The protests come as US president Donald Trump continues his assault on trans and non-binary people. 

He scrapped the part of the Affordable Care Act which protects transgender people from discrimination in health care and insurance coverage on Friday of last week. Right wing and religious groups have applauded the new rule. 

“Health professionals know they must base medical decisions on biology and science, not ideology,” said Dr Jeff Barrows, the Christian Medical Association’s executive vice president. 

But civil rights groups have said this rule sets a potentially fatal precedent.

 “A transgender person could be refused care or a check up at a doctor’s office,” said Lindsey Dawson, associate director of HIV policy at the Kaiser Family Foundation.

A report by LGBT+ think tank the Williams Institute estimated that nearly half a million adult transgender Americans are worried “they could be denied good medical care”. 

Protests demand probe into California hangings

Two thousand protesters marched and rallied in Palmdale, California, on Saturday of last week.  

It follows the hangings of two black men in California in recent weeks.

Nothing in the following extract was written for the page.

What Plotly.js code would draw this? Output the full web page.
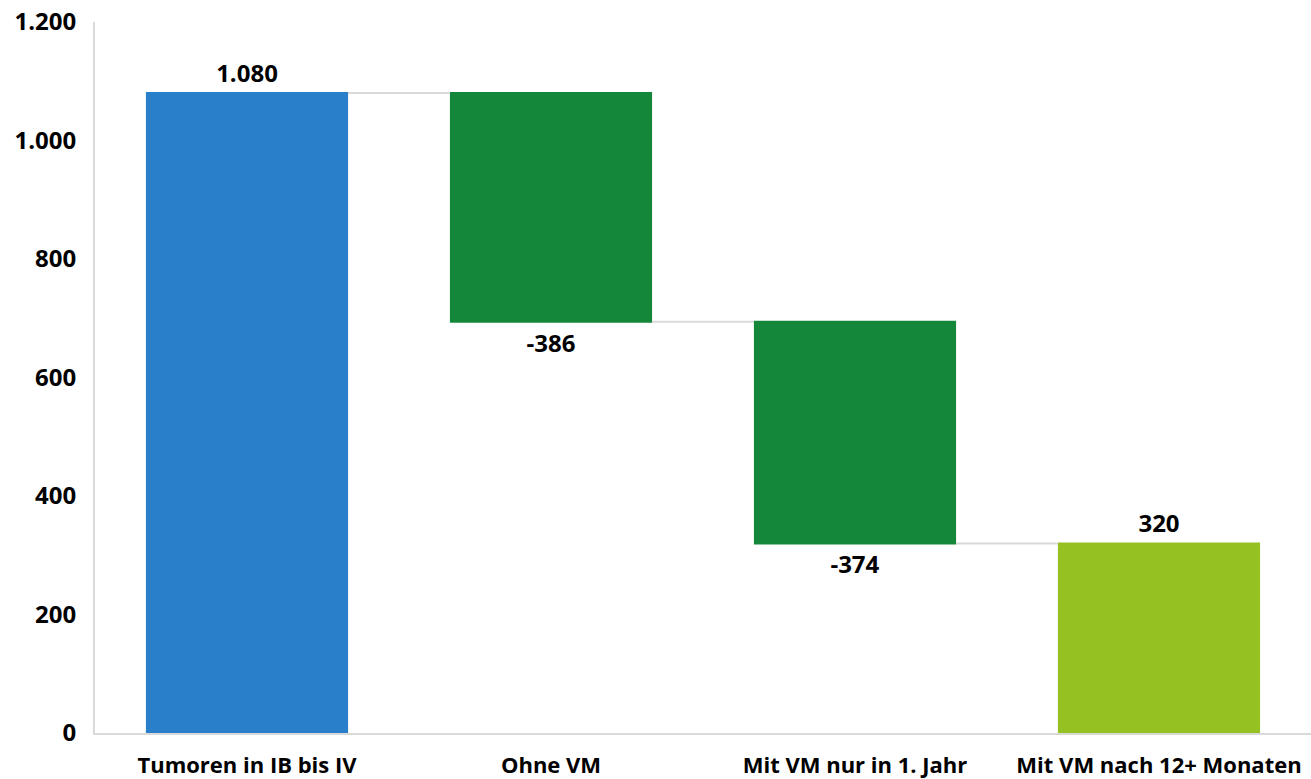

Robert Fuller, a 24 year old black man, was found hanging from a tree near the city hall in Palmdale last week. 

More than 215,000 people have signed a petition demanding a full investigation.

The family and friends of Robert Fuller believe that he was lynched.

At a news briefing protesters confronted city officials who were quick to describe Fuller’s death as a suicide. 

City Manager JJ. Murphy said, “Maybe we should have said it was ‘an alleged suicide’.” 

He then added, “Can I also ask that we stop talking about lynchings?” The crowd replied, “Hell No!”


Robert’s sister, Diamond Alexander, addressed the protesters near Palmdale’s city hall.  She said, “We just want the truth. My brother was not suicidal.” 

Protesters pointed out how common it is to see a Confederate flag in their areas.

They said officials should not be quick to dismiss racism as having played a role in Fuller’s death. 

Los Angeles county supervisor Kathryn Barger has now requested that California’s attorney general hold an independent investigation into Fuller’s death. 

Authorities are also investigating a separate incident in which Malcolm Harsch, a 38 year old black man, was found hanging from a tree. 

Malcolm was found near a homeless encampment in Victorville, 30 miles from Palmdale, on 31 May.

A statement from the Harsch family said, “Considering the current racial tension, a black man hanging himself from a tree definitely doesn’t sit well with us right now. 

“We want justice not comfortable excuses.”

Poor march on White House

Thousands of people joined events called by faith groups near to the White House last Sunday.

The protesters marched through the streets of Washington DC. They paused at stations to pray for “affordable health care” for “victims of police brutality” and for “the courage to speak truth to power”. 

They also chanted the names of people killed by police and spoke of daily acts of racism. 

Rev William Barber II of the Poor People’s Campaign said police killings and disproportionate coronavirus deaths of black people were consistent with the US’s “unnecessary accepting of death” .

He listed the deaths of Native Americans, Africans brought as slaves and children who suffered and died because of child labour practices. 

Later a crowd of hundreds gathered as close to the White House as they could get, chanting, “Trump, Pence—out now!”.

Hunger strike for freedom

Some migrants detained by US border guards have gone on hunger strike to show their solidarity with the Black Lives Matter movement. 

In Bakersfield, California, Asif Qazi handed an Immigration and Customs Enforcement (ICE) guard a letter. It read, “We, the detained people of dormitories A, B, and C at Mesa Verde ICE Detention Facility, are protesting and on hunger strike in solidarity with the detained people at Otay Mesa Detention Centre. 

“We begin our protest in memory of our comrades George Floyd, Breonna Taylor, Oscar Grant, and Tony McDade.” 

Asif added, “We’re trying to intertwine our causes in one general fight for justice, and we believe ICE falls in the category of  corrupt justice officials.”